Edizione Raffaelli Rimini 2011
recesione di Maria Liana Celli (altre recensioni qui)
Nel dipanarsi del testo, narrativo e poetico (la narrazione non esclude la poesia), si compie un percorso che è, allo stesso tempo, di perdizione e di catarsi. Ci si immerge nel buio primordiale di una istintualità emotiva e poi, spesso imprevedibilmente, ci si abbevera della grazia di una resurrezione.
È un incedere tra dolore biblico, universale e risalita a tratti più miti e misericordiosi di accettazione di sé e del proprio vivere.

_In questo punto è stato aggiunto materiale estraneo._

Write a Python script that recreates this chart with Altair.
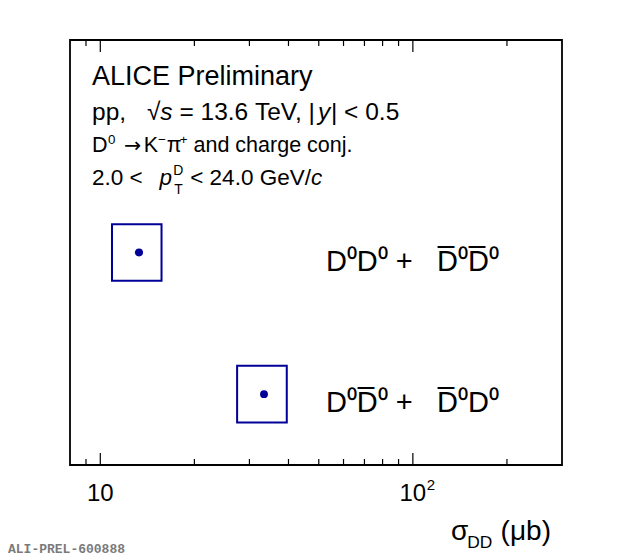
import altair as alt
import pandas as pd

NB = "\u00a0"  # non-breaking space (SVG collapses ordinary runs of spaces)

# ---- data ----
pairs = ["D⁰D⁰ +   D̅⁰D̅⁰", "D⁰D̅⁰ +   D̅⁰D⁰"]
sigma = [13.3, 33.4]          # central values (µb)
stat_lo = [12.9, 32.9]
stat_hi = [13.7, 33.9]
syst_lo = [10.9, 27.4]
syst_hi = [15.7, 39.5]

major_ticks = [10, 100]
major_exp = ["", "2"]
minor_ticks = [9, 20, 30, 40, 50, 60, 70, 80, 90, 200]

# ---- layout ----
W, H = 492, 425
OX, OY = 70, 40          # page position of the plot area's corner
FONT = "Liberation Sans"
BLUE = "#000099"
n = len(pairs)
rows = [n - i - 0.5 for i in range(n)]

df = pd.DataFrame({
    "pair": [p.replace(" ", NB) for p in pairs], "sigma": sigma,
    "stat_lo": stat_lo, "stat_hi": stat_hi,
    "syst_lo": syst_lo, "syst_hi": syst_hi, "row": rows,
})
df["box_lo"] = df["row"] - 0.2
df["box_hi"] = df["row"] + 0.2
df["label_x"] = 52.7

xscale = alt.Scale(type="log", domain=[8, 300], nice=False)
yscale = alt.Scale(domain=[0, n + 1], nice=False)

base = alt.Chart(df)

boxes = base.mark_rect(fill=None, stroke=BLUE, strokeWidth=2).encode(
    x=alt.X("syst_lo:Q", scale=xscale, axis=None),
    x2="syst_hi:Q",
    y=alt.Y("box_lo:Q", scale=yscale, axis=None),
    y2="box_hi:Q",
)
errs = base.mark_rule(color=BLUE, strokeWidth=2).encode(
    x="stat_lo:Q", x2="stat_hi:Q", y="row:Q")
pts = base.mark_point(filled=True, color=BLUE, size=62, opacity=1, shape="circle").encode(
    x="sigma:Q", y="row:Q")
labels = base.mark_text(align="left", baseline="middle", font=FONT, fontSize=29,
                        dy=9, color="black").encode(
    x="label_x:Q", y="row:Q", text="pair:N")

# inward ticks on bottom and top edges
tick_df = pd.DataFrame({"v": major_ticks + minor_ticks,
                        "len": [12] * len(major_ticks) + [6] * len(minor_ticks)})
tk = alt.Chart(tick_df)
bottom_ticks = tk.transform_calculate(yb=f"{H}", yt=f"{H} - datum.len").mark_rule(
    color="black", strokeWidth=1.2).encode(
    x=alt.X("v:Q", scale=xscale), y=alt.Y("yb:Q", scale=None), y2="yt:Q")
top_ticks = tk.transform_calculate(yb="0", yt="datum.len").mark_rule(
    color="black", strokeWidth=1.2).encode(
    x=alt.X("v:Q", scale=xscale), y=alt.Y("yb:Q", scale=None), y2="yt:Q")

# tick labels: "10" mantissa plus superscript exponent
lab_df = pd.DataFrame({"v": major_ticks, "exp": major_exp})
lab = alt.Chart(lab_df)
tick_lab = lab.mark_text(font=FONT, fontSize=24, align="center", baseline="alphabetic",
                         color="black", y=H + 36).encode(
    x=alt.X("v:Q", scale=xscale), text=alt.value("10"))
tick_exp = lab.mark_text(font=FONT, fontSize=15, align="left", baseline="alphabetic",
                         color="black", y=H + 25, dx=14).encode(
    x=alt.X("v:Q", scale=xscale), text="exp:N")

# ---- text helper (Arial / Liberation Sans advance widths, em) ----
WID = {' ': .278, ',': .278, '.': .278, '/': .278, '|': .26, '<': .584, '=': .584,
       '+': .584, '−': .584, 'A': .667, 'C': .722, 'D': .722, 'E': .667, 'G': .778,
       'I': .278, 'K': .667, 'L': .556, 'P': .667, 'T': .611, 'V': .667, 'a': .556,
       'c': .5, 'd': .556, 'e': .556, 'g': .556, 'h': .556, 'i': .222, 'j': .222,
       'l': .222, 'm': .833, 'n': .556, 'o': .556, 'p': .556, 'r': .333, 's': .5,
       'y': .5, '√': .549, '→': .838, 'π': .55}


def width(s, size):
    return sum(WID.get(ch, .556) for ch in s) * size


def txt(s, px, py, size, style="normal", align="left", font=FONT, color="black",
        weight="normal"):
    # px, py are page coordinates of the text anchor / baseline
    return alt.Chart(pd.DataFrame({"t": [s.replace(" ", NB)]})).mark_text(
        x=px - OX, y=py - OY, fontSize=size, font=font, fontStyle=style,
        align=align, baseline="alphabetic", color=color, fontWeight=weight,
    ).encode(text="t:N")


def line(pieces, x0, baseline, size):
    # pieces: (text, relative size, style, dy in em, gap before in em, advance?, font)
    out, x = [], x0
    for text, rel, style, dy, gap, adv, *f in pieces:
        s = size * rel
        lead = len(text) - len(text.lstrip(" "))
        text = text.lstrip(" ")
        x += gap * size + lead * WID[" "] * s
        out.append(txt(text, x, baseline + dy * size, s, style=style,
                       font=f[0] if f else FONT))
        if adv:
            x += width(text, s)
    return out


header = []
header += line([("ALICE Preliminary", 1, "normal", 0, 0, True)], 92, 85, 27)
header += line([
    ("pp,", 1, "normal", 0, 0, True),
    ("√", 1, "normal", 0, 0.85, True),
    ("s", 1, "italic", 0, 0, True),
    (" = 13.6 TeV, |", 1, "normal", 0, 0.0, True),
    ("y", 1, "italic", 0, -0.08, True),
    ("| < 0.5", 1, "normal", 0, 0.03, True),
], 92, 120, 24.5)
header += line([
    ("D", 1, "normal", 0, 0, True),
    ("0", 0.62, "normal", -0.38, 0.02, True),
    ("→", 0.95, "normal", 0, 0.4, True, "DejaVu Sans"),
    ("K", 1, "normal", 0, 0.12, True),
    ("−", 0.62, "normal", -0.38, 0, True),
    ("π", 1, "normal", 0, 0.04, True),
    ("+", 0.62, "normal", -0.38, 0.06, True),
    (" and charge conj.", 1, "normal", 0, 0, True),
], 92, 152, 21.5)
header += line([
    ("2.0 <", 1, "normal", 0, 0, True),
    ("p", 1, "italic", 0, 0.75, True),
    ("D", 0.62, "normal", -0.45, 0.05, False),
    ("T", 0.62, "normal", 0.42, 0.05, True),
    (" < 24.0 GeV/", 1, "normal", 0, 0.05, True),
    ("c", 1, "italic", 0, 0, True),
], 92, 185, 22.5)

# axis title  sigma_DD (mu b)
header += line([
    ("σ", 1, "normal", 0, 0, True),
    ("DD", 0.62, "normal", 0.3, 0.02, True),
    ("(μb)", 1, "normal", 0, 0.3, True),
], 451, 540, 28)

header.append(txt("ALI-PREL-600888", 8, 553, 13, font="Liberation Mono",
                  color="#7a7a7a", weight="bold"))

chart = alt.layer(boxes, errs, pts, labels, bottom_ticks, top_ticks, tick_lab, tick_exp,
                  *header).properties(
    width=W, height=H,
    background="white",
    autosize=alt.AutoSizeParams(type="none"),
    padding={"left": OX - 8, "top": OY - 8, "right": 50, "bottom": 92},
).configure_view(stroke="black", strokeWidth=1.8)

chart.save("out.html", embed_options={"renderer": "svg", "actions": False})
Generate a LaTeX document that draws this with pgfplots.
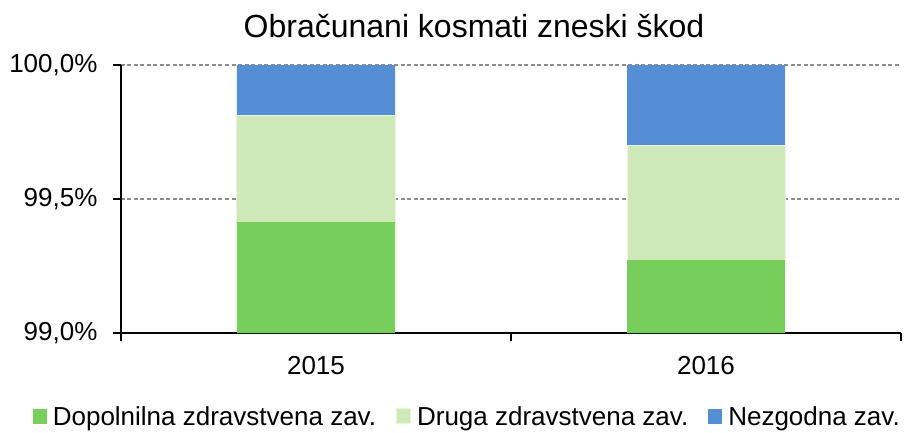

Procedendo nella lettura, la caduta e la risalita, l'urlo e la rinascita, la china, il fardello, l'oscurità e il baluginio e il tremolio di un abbraccio, percorrono ogni espressione.
Le parole, pesanti nel loro peso specifico di senso, di allusione , di evocazione, lasciano orme stagliate, stimmate di fuoco. La loro ricerca, il lavoro semantico compiuto a loro proposito, non é mai disgiunto dall'urgenza del significato: significato e significante “si coagulano”.
Lo studio linguistico, le figure retoriche sapientemente circostanziate e dosate, esaltano il significato di questo viaggio primordiale alla ricerca di sé e, come già detto, di questa perdizione e di di questa rinascita.
Rinascita che non è mai assodata, assoluta e definitiva ma continuamente spostata e rimodulata e perseguita. Perché i confini sono morte e la ricerca, vita.
'Valutando' complessivamente questa poesia, trovo che gli spazi, anche temporali nei quali si muove, regalino un tessuto di intrecci e nodi di ciò che la vita é, nella sua complessità di scenari ampi e, a volte sconvolgenti. Soprattutto credo che essa trasmetta un sospiro profondo, quello dell'umanità intera, sopraffatta, travolta e, a volte, costretta a vivere.